LA MUJER OBRERA OF EL PASO. In 1981 former Farah garment workers, many of whom participated in the 1972–74 Farah Strike, and local organizers such as Cecilia Rodríguez founded La Mujer Obrera in El Paso’s south central garment district. La Mujer Obrera (which means “the woman worker”) was established as garment manufacturers began to abandon El Paso to seek cheaper and more easily exploitable labor pools in Ciudad Juárez and other foreign cities. The remaining garment plants and sweatshops paid the mostly female and Mexican-origin garment workforce minimum wages or less. Garment plants and sweatshops often enclosed workers in poor and dangerous conditions and at times refused them basic rights like bathroom breaks. Moreover, El Paso’s garment industry was historically anti-union, and national garment unions were not attempting to organize El Pasoan workers. Hence, founders of La Mujer Obrera sought to address both the loss of jobs and the abuse workers suffered in what remained of El Paso’s garment industry.

After World War II and up to the 1960s and 1970s, the United States garment industry began abandoning its traditional manufacturing centers in the Northeast and Midwest for cheaper and non-unionized regions. These new manufacturing centers not only included foreign cities but also Southwestern cities with large Mexican-origin work forces. In El Paso the garment industry swelled in the city’s poor and traditionally Mexican-American south central neighborhoods. El Paso become the third largest garment manufacturing center, after New York and Los Angeles, and the largest jeans-producing center in the United States. As the industry rapidly grew, employers aimed to hire Mexican-origin women who often did not speak English fluently or had little to no formal education and came from impoverished backgrounds. Essentially, the garment industry moved to El Paso due to the city’s working-class labor pool that had few avenues for education, job options or security, and social mechanisms to defend against labor abuse—the labor pool that would accept some of the lowest wages in the nation.

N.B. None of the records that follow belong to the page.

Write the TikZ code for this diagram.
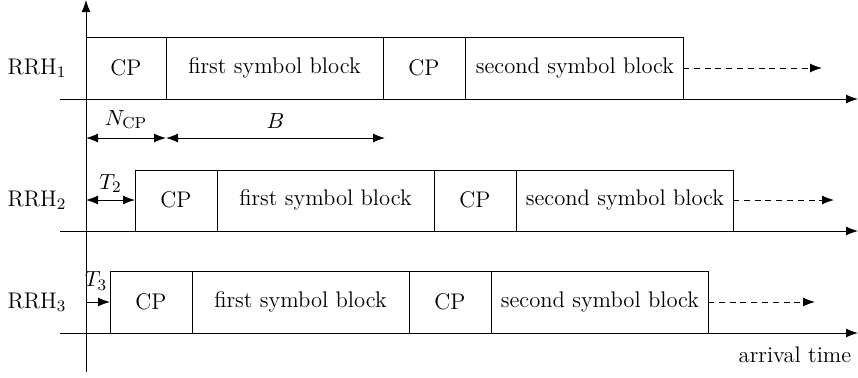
\documentclass[tikz,border=0pt]{standalone}
\usepackage{amsmath}
\usepackage{tikz}
\usetikzlibrary{arrows.meta}
\newcommand{\rrh}[1]{RRH$_{#1}$}

\begin{document}
\begin{tikzpicture}[x=0.5pt,y=0.5pt,line width=0.5pt,
    every node/.style={font=\fontsize{11.3}{13.6}\selectfont},
    tip/.style={-{Latex[length=6pt,width=4.5pt]}},
    dtip/.style={{Latex[length=6pt,width=4.5pt]}-{Latex[length=6pt,width=4.5pt]}},
    dashline/.style={dash pattern=on 3pt off 2.4pt}]
  \useasboundingbox (0,0) rectangle (858,377);
  % 坐标轴
  \coordinate (O0) at (86,5);
  \coordinate (O1) at (86,377);
  \draw[tip] (O0) -- (O1);
  \coordinate (L1) at (60,278);  \coordinate (R1) at (858,278);
  \coordinate (L2) at (60,146);  \coordinate (R2) at (858,146);
  \coordinate (L3) at (60,44);   \coordinate (R3) at (858,44);
  \draw[tip] (L1) -- (R1);
  \draw[tip] (L2) -- (R2);
  \draw[tip] (L3) -- (R3);
  \node (at) at (795,22) {arrival time};
  % RRH1 的符号块
  \draw (86,278) rectangle (683,340);
  \draw (166,278) -- (166,340) (383,278) -- (383,340) (465,278) -- (465,340);
  \node (r1)  at (37,309)    {\rrh{1}};
  \node (a1)  at (126,309)   {CP};
  \node (b1)  at (274.5,309) {first symbol block};
  \node (c1)  at (424,309)   {CP};
  \node (d1)  at (575,309)   {second symbol block};
  \coordinate (e1) at (683,309);
  \coordinate (f1) at (822,309);
  \draw[tip,dashline] (e1) -- (f1);
  % N_CP 与 B 的长度
  \coordinate (m0) at (86,239);
  \coordinate (m1) at (166,239);
  \coordinate (m2) at (385,239);
  \draw[dtip] (m0) -- (m1) node[midway,above=1pt] (ncp) {$N_{\mathrm{CP}}$};
  \draw[dtip] (m1) -- (m2) node[midway,above=1pt] (bl) {$B$};
  % RRH2 的符号块
  \draw (135,146) rectangle (733,207);
  \draw (217,146) -- (217,207) (434,146) -- (434,207) (516,146) -- (516,207);
  \node (r2)  at (37,177)    {\rrh{2}};
  \node (a2)  at (176,177)   {CP};
  \node (b2)  at (325.5,177) {first symbol block};
  \node (c2)  at (475,177)   {CP};
  \node (d2)  at (625,177)   {second symbol block};
  \coordinate (g2) at (86,177);
  \coordinate (h2) at (135,177);
  \draw[dtip] (g2) -- (h2) node[midway,above=0pt] (t2) {$T_2$};
  \coordinate (e2) at (733,177);
  \coordinate (f2) at (834,177);
  \draw[tip,dashline] (e2) -- (f2);
  % RRH3 的符号块
  \draw (110,44) rectangle (708,106);
  \draw (192,44) -- (192,106) (409,44) -- (409,106) (491,44) -- (491,106);
  \node (r3)  at (37,75)     {\rrh{3}};
  \node (a3)  at (151,75)    {CP};
  \node (b3)  at (300.5,75)  {first symbol block};
  \node (c3)  at (450,75)    {CP};
  \node (d3)  at (600,75)    {second symbol block};
  \coordinate (g3) at (86,75);
  \coordinate (h3) at (110,75);
  \draw[tip] (g3) -- (h3);
  \node (t3) at (96,96) {$T_3$};
  \coordinate (e3) at (708,75);
  \coordinate (f3) at (815,75);
  \draw[tip,dashline] (e3) -- (f3);
\end{tikzpicture}
\end{document}
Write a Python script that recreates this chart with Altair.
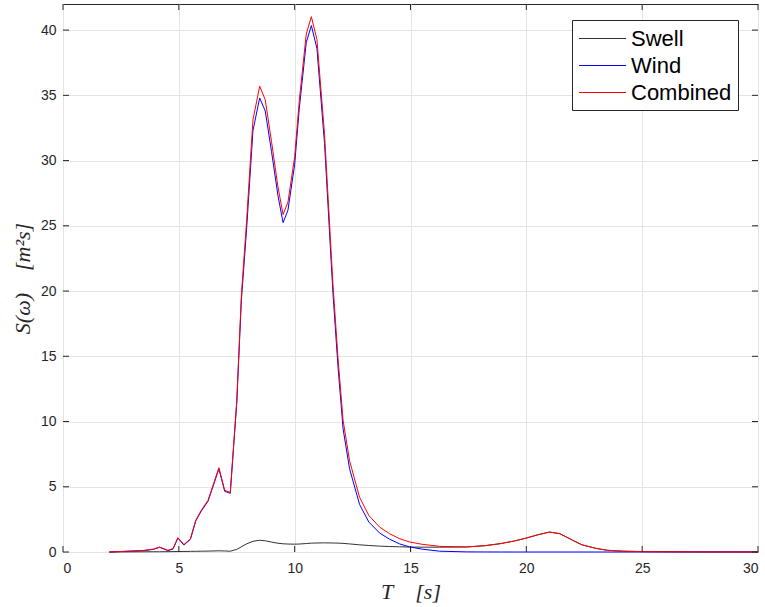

Yet, garment manufactures began to move across the border in order to further cut labor costs by the late 1970s and early 1980s. Still, labor abuse continued in the garment plants and sweatshops that remained in El Paso. To address both the loss of jobs and labor abuse, La Mujer Obrera focused on empowering Mexican-origin women who made up the majority of El Paso’s garment workers but had historically been excluded from leadership positions in unions and labor movements. For instance, during the Farah Strike, women, mainly Mexican-origin women, picketed and organized a national boycott of Farah goods for two years but were not included in the process of negotiating the end of the strike and subsequent union contracts. This was despite the fact that women made up 85 percent of Farah’s El Paso workers during the time of the strike.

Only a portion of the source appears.